Irã lança advertência à França

O presidente iraniano, Hassan Rohani, alertou que insultar Maomé pode levar à “violência”. “Insultar o profeta não é um feito. É imoral. Encoraja a violência”, declarou Rohani em um discurso transmitido pela televisão nesta quarta-feira. Rohani também pediu ao Ocidente “que pare de se intrometer nos assuntos internos dos muçulmanos” se “realmente quiser alcançar paz, igualdade, a calma e a segurança em nossas sociedades atuais”.

Diante desta atmosfera deletéria alimentada por Erdogan, o Ministério das Relações Exteriores exorta os franceses a serem cautelosos em países do mundo muçulmano, principalmente onde ocorrem manifestações contra a França.
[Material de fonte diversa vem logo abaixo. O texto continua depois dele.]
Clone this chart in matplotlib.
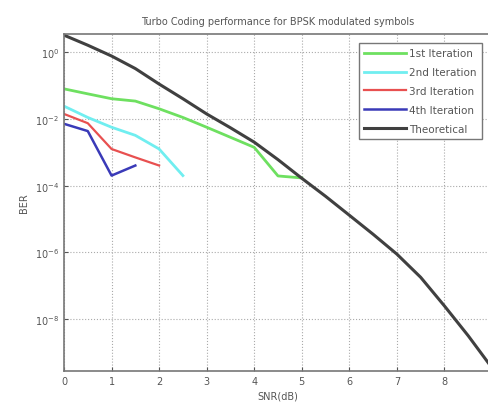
import numpy as np
import matplotlib
matplotlib.use("Agg")
import matplotlib.pyplot as plt
from matplotlib.ticker import FixedLocator, NullLocator

# SNR points (dB)
snr_theory = [0, 0.5, 1, 1.5, 2, 2.5, 3, 3.5, 4, 4.5, 5, 5.5, 6, 6.5, 7, 7.5, 8, 8.5, 9]
ber_theory = [3.2, 1.6, 0.76, 0.32, 0.11, 4.0e-2, 1.4e-2, 5.4e-3, 2.0e-3, 6.0e-4,
              1.66e-4, 4.8e-5, 1.3e-5, 3.5e-6, 8.9e-7, 1.8e-7, 2.5e-8, 3.2e-9, 3.5e-10]

snr_it1 = [0, 0.5, 1, 1.5, 2, 2.5, 3, 3.5, 4, 4.5, 5]
ber_it1 = [7.9e-2, 5.6e-2, 4.0e-2, 3.4e-2, 2.0e-2, 1.1e-2, 5.6e-3, 2.8e-3, 1.4e-3, 1.95e-4, 1.7e-4]

snr_it2 = [0, 0.5, 1, 1.5, 2, 2.5]
ber_it2 = [2.4e-2, 1.1e-2, 5.6e-3, 3.2e-3, 1.25e-3, 2.0e-4]

snr_it3 = [0, 0.5, 1, 1.5, 2]
ber_it3 = [1.4e-2, 7.4e-3, 1.25e-3, 7.0e-4, 4.0e-4]

snr_it4 = [0, 0.5, 1, 1.5]
ber_it4 = [7.1e-3, 4.3e-3, 2.0e-4, 4.0e-4]

labels = ['1st Iteration', '2nd Iteration', '3rd Iteration', '4th Iteration', 'Theoretical']

txt = '#555555'
fig = plt.figure(figsize=(4.89, 4.06), dpi=100)
ax = fig.add_axes([64 / 489, 34 / 406, 428 / 489, 337 / 406])

ax.semilogy(snr_it1, ber_it1, color='#6ee060', lw=2.0, label=labels[0])
ax.semilogy(snr_it2, ber_it2, color='#70eef0', lw=2.0, label=labels[1])
ax.semilogy(snr_it3, ber_it3, color='#e85050', lw=1.6, label=labels[2])
ax.semilogy(snr_it4, ber_it4, color='#3a3ab8', lw=1.8, label=labels[3])
ax.semilogy(snr_theory, ber_theory, color='#404040', lw=2.2, label=labels[4])

ax.set_xlim(0, 9)
ax.set_ylim(10 ** -9.55, 10 ** 0.54)
ax.set_xticks(range(0, 10))
ax.yaxis.set_major_locator(FixedLocator([1e0, 1e-2, 1e-4, 1e-6, 1e-8]))
ax.yaxis.set_minor_locator(NullLocator())
ax.set_yticklabels(['$10^{0}$', '$10^{-2}$', '$10^{-4}$', '$10^{-6}$', '$10^{-8}$'])

ax.grid(True, which='major', linestyle=':', color='#aaaaaa', lw=0.8)
ax.tick_params(direction='in', labelsize=7, colors=txt, length=3)
for sp in ax.spines.values():
    sp.set_color('#777777')
    sp.set_linewidth(1.2)

ax.set_title('Turbo Coding performance for BPSK modulated symbols', fontsize=7, color=txt, pad=7)
ax.set_xlabel('SNR(dB)', fontsize=7, color=txt, labelpad=3)
ax.set_ylabel('BER', fontsize=7, color=txt, labelpad=4)

leg = ax.legend(loc='upper right', bbox_to_anchor=(487 / 489, 1 - 39 / 406),
                bbox_transform=fig.transFigure, fontsize=7.5, handlelength=4.0,
                handletextpad=0.3, labelspacing=0.85, borderpad=0.5,
                fancybox=False, framealpha=1, edgecolor='#777777')
for t in leg.get_texts():
    t.set_color(txt)

fig.savefig('out.png', dpi=100)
Hollande defende saída da Turquia da OTAN

Em entrevista à rádio France Info nesta quarta-feira, o ex-presidente socialista François Hollande questionou a presença da Turquia na OTAN. “O comportamento agressivo da Turquia coloca o problema da [sua] presença na Aliança Atlântica”, declarou Hollande. “Esta questão não pode mais ser descartada”, ele insistiu.

Em meio a esse grave atrito entre Paris e Ancara, o clube francês Paris-Saint-Germain (PSG) enfrenta hoje o jovem time de Basaksehir, atual titular do campeonato turco, pela Liga dos Campeões. Erdogan é torcedor do Basaksehir.

A partida será disputada a portas fechadas por causa da Covid-19. Oficialmente, é apenas um encontro esportivo, mas a maioria dos torcedores turcos nacionalistas veem o jogo como um novo duelo entre Erdogan e Macron.